Any structural or civil engineers here?

[danielbriggs]

Try this book, it may explain it better: Engineering Maths (6th Ed. K. Stroud) pg. 1163
If I had my copy with my, I'd scan it in...

I could see how it could be done from a histogram, but would be an approximate solution. Stating your distribution as a normal distribution, you can achieve much more accurate answers... (As the histogram would have discrete steps, whereas a normal distribution has a continuos 'bell shaped' curve)

If you need to know anything else, just shout.

Dan

[andy_con]

will do many thanks

[andy_con]

Daniel could we just run through this part one more time –

(Line 1) ∅ (-0.9984) = 1 - ∅ (0.99684)

(line 2) = 1 – 0.8413

(line 3) = 0.1587

now i dont understand how you get from line 1 to line 2. well i dont actually get what line 1 is?

i understand how you get from line 2 to line 3 .

[andy_con]

when i do 1 - 0.8413 x (-0.99684) i get 1.838

[danielbriggs]

Daniel could we just run through this part one more time –

(Line 1) ∅ (-0.9984) = 1 - ∅ (0.99684)

(line 2) = 1 – 0.8413

(line 3) = 0.1587

now i dont understand how you get from line 1 to line 2. well i dont actually get what line 1 is?

i understand how you get from line 2 to line 3 .

Phi (the circle with the line through) is the cumulative probability function of a given value of Z.
It's like saying "sin(x)", you need to put a number in to get the answer.

On some previous lines we calculated our Z value to be -0.9968
(close enough to -1)

Now, we need the probability less than Z= -1
See fig. 1

However the stats tables only have values for positive Z values.
Now the Phi function is cumulative, so looking up the value of Z=1 gives us a probability of 0.8413
(Fig 2.)

But the normal distribution is symmetrical. So if we find that small part above the 1 value on fig 2.
(Fig 3.) We find the same part of the other side of the graph effectivly. i.e. the higlighted section in Fig 1.

So, the reason for the 1 minus part is to find the other area under the graph. (As total probabilities always add up to 1)

How's that?

Dan

[andy_con]

yes hlepful but i still get this LOL

when i do 1 - 0.8413 x (-0.99684) i get 1.838 ??????????

[danielbriggs]

The phi function of 0.99684 equals 0.8413. So you need to substitute that value, not multiply the two.
Phi of Z = probability
Phi(0.99684)=0.8413


So: 1 - 0.8413 = 15.87%
Everytime you get an answer, just check it is less than 1.00, as probabilities are ALWAYS less than or equal to 1

Ta,
Dan

[T0mmm]

Hi all, yet another beam related question that has got me stumped!
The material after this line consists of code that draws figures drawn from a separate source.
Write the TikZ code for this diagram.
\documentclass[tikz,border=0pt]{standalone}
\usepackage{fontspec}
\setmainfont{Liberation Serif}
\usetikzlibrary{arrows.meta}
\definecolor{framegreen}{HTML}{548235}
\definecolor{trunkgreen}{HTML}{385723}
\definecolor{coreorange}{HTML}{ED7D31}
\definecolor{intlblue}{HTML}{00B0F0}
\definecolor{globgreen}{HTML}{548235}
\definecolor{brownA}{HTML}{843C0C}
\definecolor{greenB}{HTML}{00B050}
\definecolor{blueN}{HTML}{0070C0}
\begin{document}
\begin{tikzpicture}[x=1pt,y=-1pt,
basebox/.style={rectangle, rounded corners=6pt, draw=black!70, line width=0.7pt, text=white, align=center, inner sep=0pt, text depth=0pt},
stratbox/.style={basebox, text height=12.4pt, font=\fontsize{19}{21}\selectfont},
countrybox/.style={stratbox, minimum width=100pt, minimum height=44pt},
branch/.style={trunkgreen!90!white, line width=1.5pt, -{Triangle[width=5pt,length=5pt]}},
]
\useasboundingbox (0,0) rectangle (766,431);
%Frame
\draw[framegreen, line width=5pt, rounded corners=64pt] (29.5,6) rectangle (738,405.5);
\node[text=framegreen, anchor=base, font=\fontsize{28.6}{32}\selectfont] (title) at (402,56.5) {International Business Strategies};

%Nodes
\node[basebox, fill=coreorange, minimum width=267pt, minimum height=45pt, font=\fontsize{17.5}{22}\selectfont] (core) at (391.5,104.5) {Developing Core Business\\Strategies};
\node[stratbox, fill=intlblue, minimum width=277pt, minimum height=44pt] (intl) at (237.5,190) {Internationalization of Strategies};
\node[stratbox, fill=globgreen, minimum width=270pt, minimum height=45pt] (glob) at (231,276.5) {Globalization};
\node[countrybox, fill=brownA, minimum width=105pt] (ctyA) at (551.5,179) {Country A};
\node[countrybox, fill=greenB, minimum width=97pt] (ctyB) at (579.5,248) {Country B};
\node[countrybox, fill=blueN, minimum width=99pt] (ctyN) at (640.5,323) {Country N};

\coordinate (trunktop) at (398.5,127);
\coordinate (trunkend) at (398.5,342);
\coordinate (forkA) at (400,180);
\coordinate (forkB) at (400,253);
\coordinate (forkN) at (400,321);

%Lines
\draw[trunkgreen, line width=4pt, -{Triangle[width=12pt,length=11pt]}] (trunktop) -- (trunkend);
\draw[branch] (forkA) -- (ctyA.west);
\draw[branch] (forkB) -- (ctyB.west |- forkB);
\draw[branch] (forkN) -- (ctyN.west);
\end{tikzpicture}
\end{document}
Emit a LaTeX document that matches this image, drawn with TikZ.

i've attached the question as a picture.. so hope it turns up



i understand how to do point load moments, but not UDL's so much


i know the 2kN * 4m bit

any pointers would be greatly apprecated, i.e. to which books, etc to get from the library.

our lecturer is about as helpful as a broom, and my tutor is a chemisty lecturer... although im studying mat.eng


Cheers,
Tom

[danielbriggs]

UDL's are just what they say on the tin.
In your case, for every 1m, there is 3kN of force applied. So over the span, there is a 24kN force applied.

Try solving it like this:
- Resolve vertically with the reactions for supports, say P and Q.
- Take moments about the first support, P; and the same about Q (2nd support post)
- Then consider a section of the beam cut at point 'x' from the left side. And generate a function from that for the bending moment. Then to find the bending moment at point A, just stick in the distance of 6m and out pops the answer.

If you still get stuck, I'll write it out tonight; but it's the whole 'give a man a fish...' story

Dan

Edit: Hibbler's Mechanics of Materials may be of great use (7th Edition), should be in most libraries.

[T0mmm]

yeahhhhh, i've sorted it now, thanks for that!

and believe it or not, they dont have that book in the vast library that we have!

cheers for the pointers dan

Tom